His research areas continue to evolve with global challenges. He focuses on project behavior and misbehavior, major infrastructure delivery, and the project management’s role in addressing grand challenges. His work on international development projects and complex project management remains highly relevant as organizations tackle climate change, urbanization, and technological transformation.
Building Tomorrow’s Project Leaders in Africa and Worldwide
Through his leadership at the University of Ottawa’s Telfer School of Management and his work in African institutions, Ika has trained and mentored dozens of scholars and practitioners. His Major Projects Observatory offers a unique space to track, study, and learn from large-scale projects — including those happening in Africa.

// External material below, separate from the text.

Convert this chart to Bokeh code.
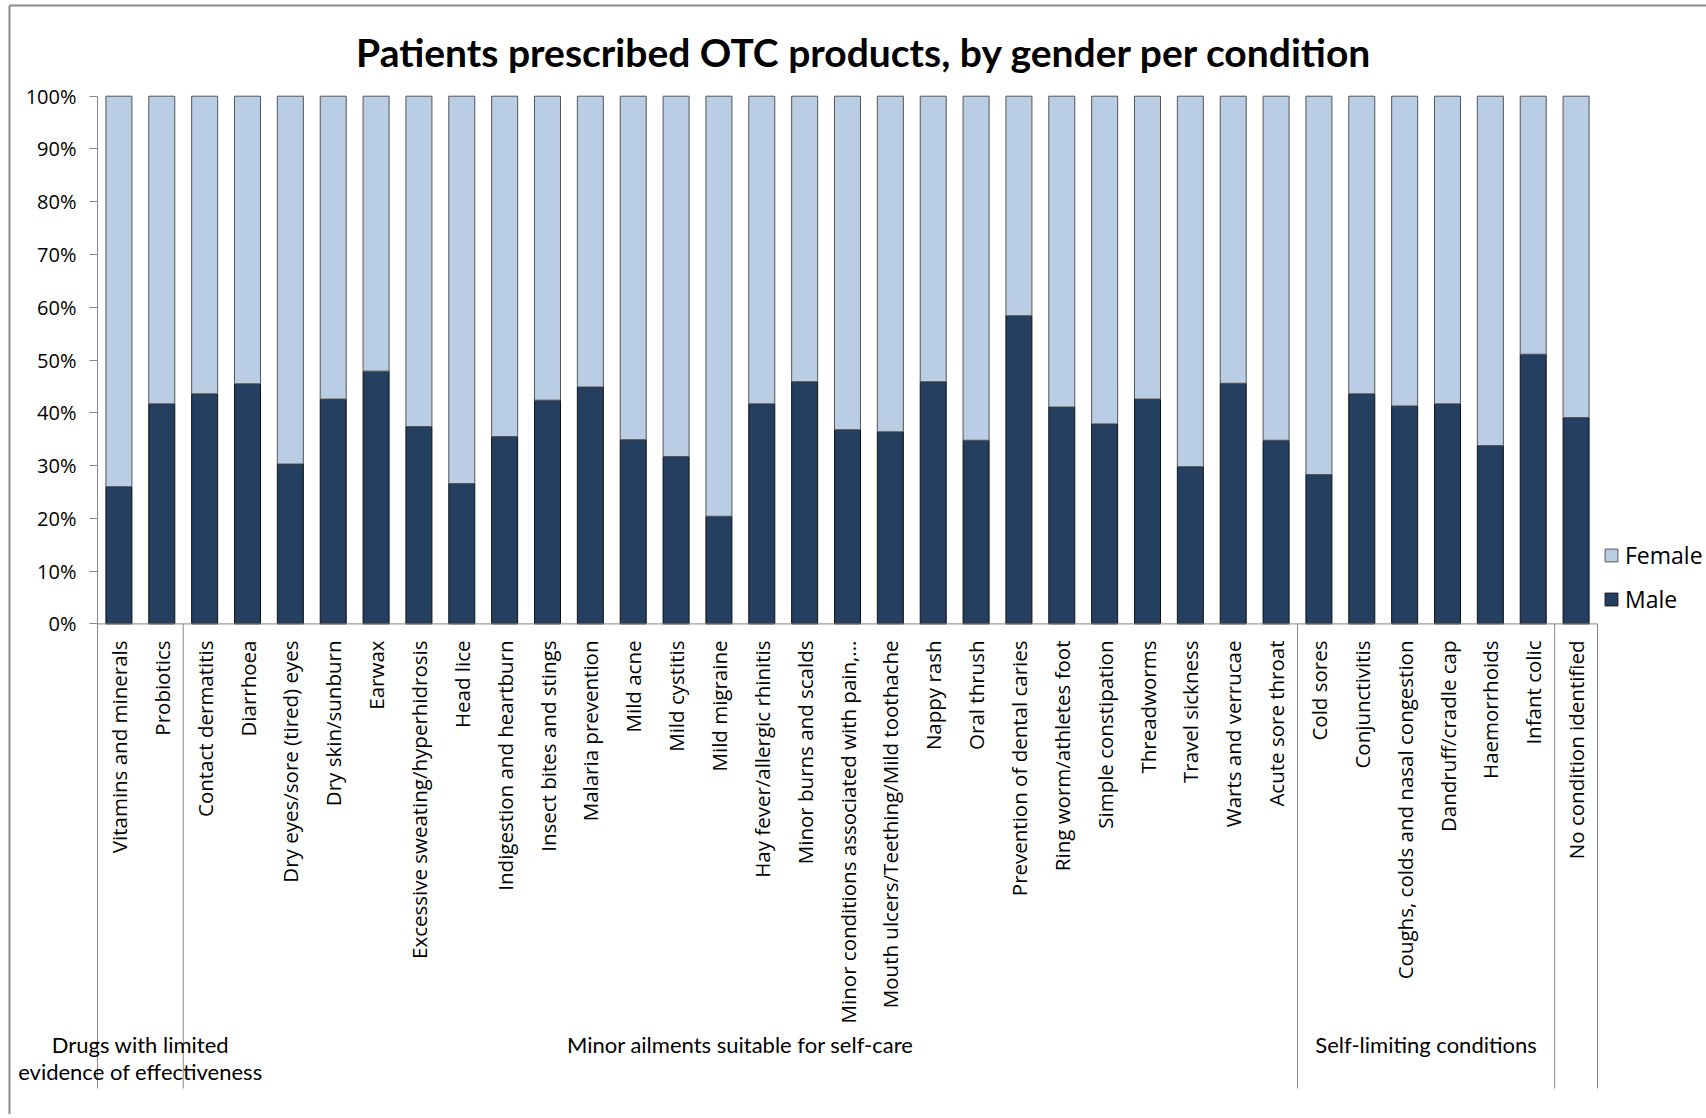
from math import pi
from bokeh.plotting import figure
from bokeh.models import (Range1d, FixedTicker, PrintfTickFormatter, Legend, LegendItem,
                          ColumnDataSource, LinearAxis)
from bokeh.core.properties import value
from bokeh.embed import file_html
from bokeh.resources import INLINE

# ---------------- data ----------------
categories = [
    "Vitamins and minerals", "Probiotics",
    "Contact dermatitis", "Diarrhoea", "Dry eyes/sore (tired) eyes", "Dry skin/sunburn",
    "Earwax", "Excessive sweating/hyperhidrosis", "Head lice", "Indigestion and heartburn",
    "Insect bites and stings", "Malaria prevention", "Mild acne", "Mild cystitis",
    "Mild migraine", "Hay fever/allergic rhinitis", "Minor burns and scalds",
    "Minor conditions associated with pain,...", "Mouth ulcers/Teething/Mild toothache",
    "Nappy rash", "Oral thrush", "Prevention of dental caries", "Ring worm/athletes foot",
    "Simple constipation", "Threadworms", "Travel sickness", "Warts and verrucae",
    "Acute sore throat",
    "Cold sores", "Conjunctivitis", "Coughs, colds and nasal congestion",
    "Dandruff/cradle cap", "Haemorrhoids", "Infant colic",
    "No condition identified",
]
male = [26.0, 41.7, 43.6, 45.5, 30.3, 42.6, 47.9, 37.4, 26.6, 35.5, 42.4, 44.9, 34.9,
        31.7, 20.4, 41.7, 45.9, 36.8, 36.4, 45.9, 34.8, 58.4, 41.1, 37.9, 42.6, 29.8,
        45.6, 34.8, 28.3, 43.6, 41.3, 41.7, 33.8, 51.1, 39.1]
female = [74.0, 58.3, 56.4, 54.5, 69.7, 57.4, 52.1, 62.6, 73.4, 64.5, 57.6, 55.1, 65.1,
          68.3, 79.6, 58.3, 54.1, 63.2, 63.6, 54.1, 65.2, 41.6, 58.9, 62.1, 57.4, 70.2,
          54.4, 65.2, 71.7, 56.4, 58.7, 58.3, 66.2, 48.9, 60.9]
groups = ["Drugs with limited\nevidence of effectiveness",
          "Minor ailments suitable for self-care",
          "Self-limiting conditions", ""]
group_sizes = [2, 26, 6, 1]
y_ticks = [0, 10, 20, 30, 40, 50, 60, 70, 80, 90, 100]

TITLE = "Patients prescribed OTC products, by gender per condition"
MALE_C = "#243F60"
FEMALE_C = "#B9CDE5"
AXIS_C = "#868686"
BORDER_C = "#8a8a8a"

# ---------------- geometry (pixels) ----------------
W, H = 1706, 1114
PX_X = 1500 / 35          # px per category
X0_PX = 97                # canvas x of category axis start
PX_Y = 5.277              # px per percent
Y0_PX = 623.4             # canvas y of 0 %

x_start = -X0_PX / PX_X
x_end = x_start + W / PX_X
y_end = Y0_PX / PX_Y
y_start = y_end - H / PX_Y

def ypx(canvas_y):
    return (Y0_PX - canvas_y) / PX_Y

def xpx(canvas_x):
    return (canvas_x - X0_PX) / PX_X

p = figure(width=W, height=H, x_range=Range1d(x_start, x_end),
           y_range=Range1d(y_start, y_end),
           output_backend="svg", toolbar_location=None,
           x_axis_location=None, y_axis_location=None,
           min_border_left=0, min_border_right=0, min_border_top=0, min_border_bottom=0)
p.outline_line_color = None
p.grid.visible = False
p.background_fill_color = "white"
p.border_fill_color = "white"

xs = [i + 0.5 for i in range(len(categories))]

src = ColumnDataSource(dict(x=xs, cat=categories, Male=male, Female=female))
rs = p.vbar_stack(["Male", "Female"], x="x", width=0.607, source=src,
                  fill_color=[MALE_C, FEMALE_C], line_color=["#111111", "#555555"],
                  line_width=1)

# chart-area border (left and top)
bx = xpx(9)
by = ypx(5)
p.segment(x0=[bx, bx], y0=[y_start, by], x1=[bx, x_end], y1=[by, by],
          line_color=BORDER_C, line_width=2)

# category axis baseline + group separators
bounds = [0]
for s in group_sizes:
    bounds.append(bounds[-1] + s)
p.segment(x0=[bounds[0]], y0=[0], x1=[bounds[-1]], y1=[0], line_color=AXIS_C, line_width=1)
p.segment(x0=bounds, y0=[0] * len(bounds), x1=bounds, y1=[ypx(1088)] * len(bounds),
          line_color=AXIS_C, line_width=1)

# category labels (rotated)
p.text(x=xs, y=[ypx(640)] * len(categories), text=categories, angle=pi / 2,
       text_align="right", text_baseline="middle", text_font=value("Open Sans"),
       text_font_size="20.5px", text_color="black")

# group labels
centers = [bounds[i] + group_sizes[i] / 2 for i in range(len(group_sizes))]
p.text(x=centers, y=[ypx(1030)] * len(centers), text=groups, text_align="center",
       text_baseline="top", text_font=value("Lato"), text_font_size="22px",
       text_color="black", text_line_height=1.0)

# title
p.text(x=[xpx(864)], y=[ypx(51)], text=[TITLE], text_align="center",
       text_baseline="middle", text_font=value("Lato"), text_font_style="bold",
       text_font_size="39px", text_color="black")

# y axis drawn at the category-axis start
ax = LinearAxis(fixed_location=0, bounds=(0, 100))
ax.ticker = FixedTicker(ticks=y_ticks)
ax.formatter = PrintfTickFormatter(format="%d%%")
ax.axis_line_color = AXIS_C
ax.major_tick_line_color = AXIS_C
ax.major_tick_out = 8
ax.major_tick_in = 0
ax.minor_tick_line_color = None
ax.major_label_text_font = "Open Sans"
ax.major_label_text_font_size = "20px"
ax.major_label_text_color = "black"
ax.major_label_standoff = 13
p.add_layout(ax, "left")

legend = Legend(items=[LegendItem(label="Female", renderers=[rs[1]]),
                       LegendItem(label="Male", renderers=[rs[0]])],
                location=(1603, H - 615), orientation="vertical",
                label_text_font="Open Sans", label_text_font_size="23px",
                label_text_color="black", glyph_width=16, glyph_height=16,
                label_standoff=6, spacing=12, label_height=25, padding=0, margin=0,
                border_line_color=None, background_fill_alpha=0)
p.add_layout(legend)

open("out.html", "w").write(file_html(p, INLINE))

Professor Ika represents the evolution of project management from a technical discipline to a strategic capability. His work bridges academic rigor and practical application, connecting developed and developing economies and addressing both current challenges and future opportunities.
Through his research, teaching, and service, Professor Ika shapes how organizations approach complex projects worldwide. His emphasis on behavior, culture, and context provides crucial insights for managing projects across diverse environments. As global challenges become more complex, leaders like Professor Ika help ensure that project management continues to evolve and meet society’s needs.
His journey from a student to an internationally recognized expert demonstrates the power of combining rigorous scholarship with practical engagement.
Professor Lavagnon Ika is not just an academic — he is a visionary reshaping how Africa builds its future and how projects can help make the world a better place. His work reminds us that project success is not just a matter of technical execution, but of deep contextual understanding, political insight, and ethical responsibility. As Africa accelerates its development ambitions through major investments and transformative projects, Ika’s thought leadership provides a compass — ensuring that our projects don’t just deliver outputs, but lasting, inclusive outcomes.
As he continues his work, Professor Ika’s influence will undoubtedly extend to future generations of project managers and researchers who will tackle the complex challenges of tomorrow’s world.